• _Goal_
Output the full listing below exactly, without the pictures.

• _Data shown_
───

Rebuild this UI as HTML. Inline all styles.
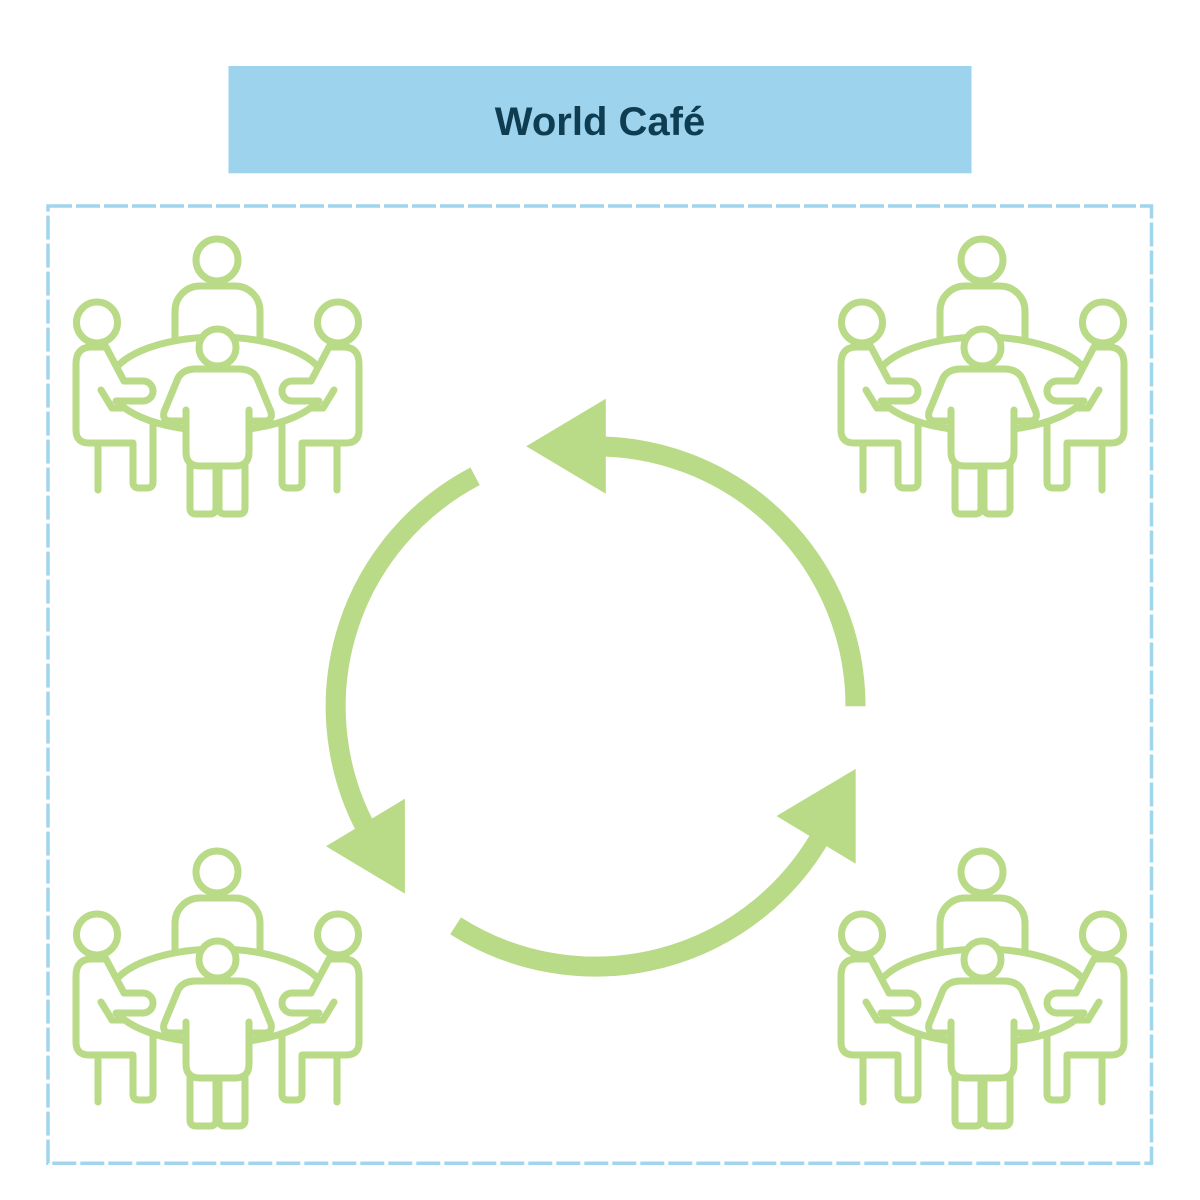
<!DOCTYPE html>
<html>
<head>
<meta charset="utf-8">
<style>
  html,body{margin:0;padding:0;background:#fff;}
  svg{display:block;}
</style>
</head>
<body>
<svg width="1200" height="1200" viewBox="0 0 1200 1200" xmlns="http://www.w3.org/2000/svg" xmlns:xlink="http://www.w3.org/1999/xlink">
  <rect width="1200" height="1200" fill="#ffffff"/>

  <!-- Title -->
  <rect x="228.5" y="66" width="743" height="107.3" fill="#9dd3ec"/>
  <text x="600" y="135" text-anchor="middle" font-family="Liberation Sans, Arial, sans-serif" font-weight="bold" font-size="40" fill="#0e3c51">World Café</text>

  <!-- Dashed frame -->
  <rect x="48" y="206" width="1103.5" height="957.3" fill="none" stroke="#a1d4ed" stroke-width="3.5" stroke-dasharray="24 4"/>

  <defs>
    <g id="side" fill="none" stroke="#b9da86" stroke-width="7" stroke-linecap="round" stroke-linejoin="round">
      <path d="M90,346 Q76,348 76,364 V430 Q76,443 89,443 H118 V366 L106,347 Z" fill="#ffffff" stroke="none"/>
      <circle cx="97" cy="322.5" r="20.5" fill="#ffffff"/>
      <path d="M124,381 L106,347 H90 Q76,348 76,364 V430 Q76,443 89,443 H133 V482 Q133,488 139,488 H147 Q153,488 153,482 V422"/>
      <path d="M124,381 H143 A10,10 0 0 1 143,401 H116"/>
      <path d="M101,390 L112,408 H124"/>
      <path d="M98,443 V490"/>
    </g>
    <g id="icon" fill="none" stroke="#b9da86" stroke-width="7" stroke-linecap="round" stroke-linejoin="round">
      <!-- back person -->
      <circle cx="217" cy="260" r="21" fill="#ffffff"/>
      <path d="M175,341 V311 A25,25 0 0 1 200,286 H235 A25,25 0 0 1 260,311 V341"/>
      <!-- table -->
      <ellipse cx="217.5" cy="384" rx="108" ry="47" fill="#ffffff"/>
      <!-- side persons -->
      <use xlink:href="#side" href="#side"/>
      <use xlink:href="#side" href="#side" transform="translate(435,0) scale(-1,1)"/>
      <!-- front person -->
      <path d="M164,412 L178,378 Q183,369 196,369 H239 Q252,369 257,378 L271,412 Q273,421 264,421 L249,421 V452 Q249,466 235,466 H200 Q186,466 186,452 V421 L171,421 Q162,421 164,412 Z" fill="#ffffff" stroke="none"/>
      <path d="M184,421 H171 Q162,421 164,412 L178,378 Q183,369 196,369 H239 Q252,369 257,378 L271,412 Q273,421 264,421 H251"/>
      <path d="M186,410 V452 Q186,466 200,466 H235 Q249,466 249,452 V410"/>
      <path d="M190,466 V508 Q190,514 196,514 H210 Q216,514 216,508 V466"/>
      <path d="M219,466 V508 Q219,514 225,514 H239 Q245,514 245,508 V466"/>
      <circle cx="217.5" cy="347.5" r="18.5" fill="#ffffff"/>
    </g>
  </defs>

  <use xlink:href="#icon" href="#icon"/>
  <use xlink:href="#icon" href="#icon" transform="translate(765,0)"/>
  <use xlink:href="#icon" href="#icon" transform="translate(0,612)"/>
  <use xlink:href="#icon" href="#icon" transform="translate(765,612)"/>

  <!-- Cycle arrows -->
  <g fill="none" stroke="#b9da86" stroke-width="20" stroke-linecap="butt">
    <path d="M855.5,706.3 A260,260 0 0 0 590.5,446.4"/>
    <path d="M475.1,476.3 A260,260 0 0 0 375,844.1"/>
    <path d="M455.6,925.8 A260,260 0 0 0 825.1,828.4"/>
  </g>
  <g fill="#b9da86">
    <polygon points="605.8,398.8 605.8,493.7 526.2,446.3"/>
    <polygon points="404.9,798.7 404.9,893.6 326,846.2"/>
    <polygon points="855.7,768.9 855.7,863.8 776.5,816"/>
  </g>
</svg>
</body>
</html>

───

• _Complete answer_
Rebuild this UI as HTML. Inline all styles.
<!DOCTYPE html>
<html>
<head>
<meta charset="utf-8">
<style>
  html,body{margin:0;padding:0;background:#fff;}
  svg{display:block;}
</style>
</head>
<body>
<svg width="1200" height="1200" viewBox="0 0 1200 1200" xmlns="http://www.w3.org/2000/svg" xmlns:xlink="http://www.w3.org/1999/xlink">
  <rect width="1200" height="1200" fill="#ffffff"/>

  <!-- Title -->
  <rect x="228.5" y="66" width="743" height="107.3" fill="#9dd3ec"/>
  <text x="600" y="135" text-anchor="middle" font-family="Liberation Sans, Arial, sans-serif" font-weight="bold" font-size="40" fill="#0e3c51">World Café</text>

  <!-- Dashed frame -->
  <rect x="48" y="206" width="1103.5" height="957.3" fill="none" stroke="#a1d4ed" stroke-width="3.5" stroke-dasharray="24 4"/>

  <defs>
    <g id="side" fill="none" stroke="#b9da86" stroke-width="7" stroke-linecap="round" stroke-linejoin="round">
      <path d="M90,346 Q76,348 76,364 V430 Q76,443 89,443 H118 V366 L106,347 Z" fill="#ffffff" stroke="none"/>
      <circle cx="97" cy="322.5" r="20.5" fill="#ffffff"/>
      <path d="M124,381 L106,347 H90 Q76,348 76,364 V430 Q76,443 89,443 H133 V482 Q133,488 139,488 H147 Q153,488 153,482 V422"/>
      <path d="M124,381 H143 A10,10 0 0 1 143,401 H116"/>
      <path d="M101,390 L112,408 H124"/>
      <path d="M98,443 V490"/>
    </g>
    <g id="icon" fill="none" stroke="#b9da86" stroke-width="7" stroke-linecap="round" stroke-linejoin="round">
      <!-- back person -->
      <circle cx="217" cy="260" r="21" fill="#ffffff"/>
      <path d="M175,341 V311 A25,25 0 0 1 200,286 H235 A25,25 0 0 1 260,311 V341"/>
      <!-- table -->
      <ellipse cx="217.5" cy="384" rx="108" ry="47" fill="#ffffff"/>
      <!-- side persons -->
      <use xlink:href="#side" href="#side"/>
      <use xlink:href="#side" href="#side" transform="translate(435,0) scale(-1,1)"/>
      <!-- front person -->
      <path d="M164,412 L178,378 Q183,369 196,369 H239 Q252,369 257,378 L271,412 Q273,421 264,421 L249,421 V452 Q249,466 235,466 H200 Q186,466 186,452 V421 L171,421 Q162,421 164,412 Z" fill="#ffffff" stroke="none"/>
      <path d="M184,421 H171 Q162,421 164,412 L178,378 Q183,369 196,369 H239 Q252,369 257,378 L271,412 Q273,421 264,421 H251"/>
      <path d="M186,410 V452 Q186,466 200,466 H235 Q249,466 249,452 V410"/>
      <path d="M190,466 V508 Q190,514 196,514 H210 Q216,514 216,508 V466"/>
      <path d="M219,466 V508 Q219,514 225,514 H239 Q245,514 245,508 V466"/>
      <circle cx="217.5" cy="347.5" r="18.5" fill="#ffffff"/>
    </g>
  </defs>

  <use xlink:href="#icon" href="#icon"/>
  <use xlink:href="#icon" href="#icon" transform="translate(765,0)"/>
  <use xlink:href="#icon" href="#icon" transform="translate(0,612)"/>
  <use xlink:href="#icon" href="#icon" transform="translate(765,612)"/>

  <!-- Cycle arrows -->
  <g fill="none" stroke="#b9da86" stroke-width="20" stroke-linecap="butt">
    <path d="M855.5,706.3 A260,260 0 0 0 590.5,446.4"/>
    <path d="M475.1,476.3 A260,260 0 0 0 375,844.1"/>
    <path d="M455.6,925.8 A260,260 0 0 0 825.1,828.4"/>
  </g>
  <g fill="#b9da86">
    <polygon points="605.8,398.8 605.8,493.7 526.2,446.3"/>
    <polygon points="404.9,798.7 404.9,893.6 326,846.2"/>
    <polygon points="855.7,768.9 855.7,863.8 776.5,816"/>
  </g>
</svg>
</body>
</html>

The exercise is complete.